User management: Users can register to the system and create their own profile, where they manage their videos and personal information. However, this is not mandatory.
Video upload module: Our web interface allows users to select videos form youtube that they want to create 3D models form. Such video can be any video of some static scene. Due to some storage constraints and for ease of implementation we decided to use youtube as a video storage server. So if a user wants to create 3D models from a personal video he uploads the video to youtube and then on our web interface he selects the link to the uploaded video along with some other additional information. Several fields offer the option to add description or location (city, country). An embedded map allows to point to the exact GPS location. We currently do not use the GPS locations however this might beneficial in the future while merging different point clouds based on location proximity. Also some additional meta data are requested form the user, mainly the focal length of the camera. However this is optional and if not provided with the reconstruction pipeline uses some default values.
Videos and 3D model listing: 3D models will be displayed alongside the videos in a listing page. The web service is going to be a completely open platform where users will be able to upload any videos and create 3D models and also see everybody else’s models.
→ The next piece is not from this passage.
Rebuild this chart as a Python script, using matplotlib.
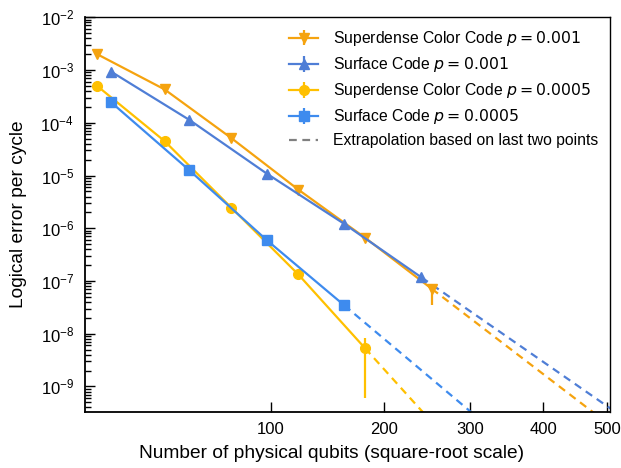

Model display module: In order to display point clouds in a web browser we made use of an open source library called the XB-PointStream. It supports WebGL based point cloud streaming and rendering along with various user interactions. The reason we chose this library was that it supports streaming of point clouds so the user does not have to wait until the entire point cloud is loaded. This is beneficial since the point clouds created by our reconstruction pipeline are usually large (tens of Megabytes) and waiting for the entire point cloud to load would be tedious and impractical.
3.1 Testing Reconstruction Separately
As a proof of concept we downloaded a video from YouTube, extracted images from the video stream and constructed a dense 3D reconstruction in a fully automated way.
The above video was taken by a GoPro camera onboard a quadcopter (DJI Phantom) flying above the famous Colosseum in Rome. We extracted images from a continuous shot in the video stream and fed it to the sparse reconstruction module. Below is the result. The green dots are the camera poses in the scene.
We then fed the sparse reconstruction to the multi-view stereo module for patch expansion and dense 3D reconstruction. Below is the result. As can be seen, even a small collection of 26 image frames can lead to a reasonably good reconstruction result.
3.2 Testing the Product as a Whole/Deployment
Depending on the performance we reach after deploying our idea on the servers we will advertise our service to a smaller or larger number of people through mailing lists and announcement on social media.
Extensive research on available frameworks for 3D reconstruction and also for front-end development allowed us to create a fully functional reconstruction service. Given that our software is running on a single machine with limited disk space, this project is still to be seen as proof of concept.
Summary and Outlook:
An online service was developed for the automatic reconstruction of 3D models from amateur videos. The reconstruction pipeline was constructed from state-of-the-art computer vision and optimisation frameworks. The pipeline was embedded in a web interface allowing for public access and simple user management.
Processing amateur videos does not only satisfy the demand of the great public but also offers a large number of opportunities to further develop this project. Possible extensions include enhancing street maps by embedding 3D models of important points of interest. An even further approach might be to combine models created at neighbouring locations, refine individual models or to build larger 3D models and eventually create 3D representations of whole streets or even cities.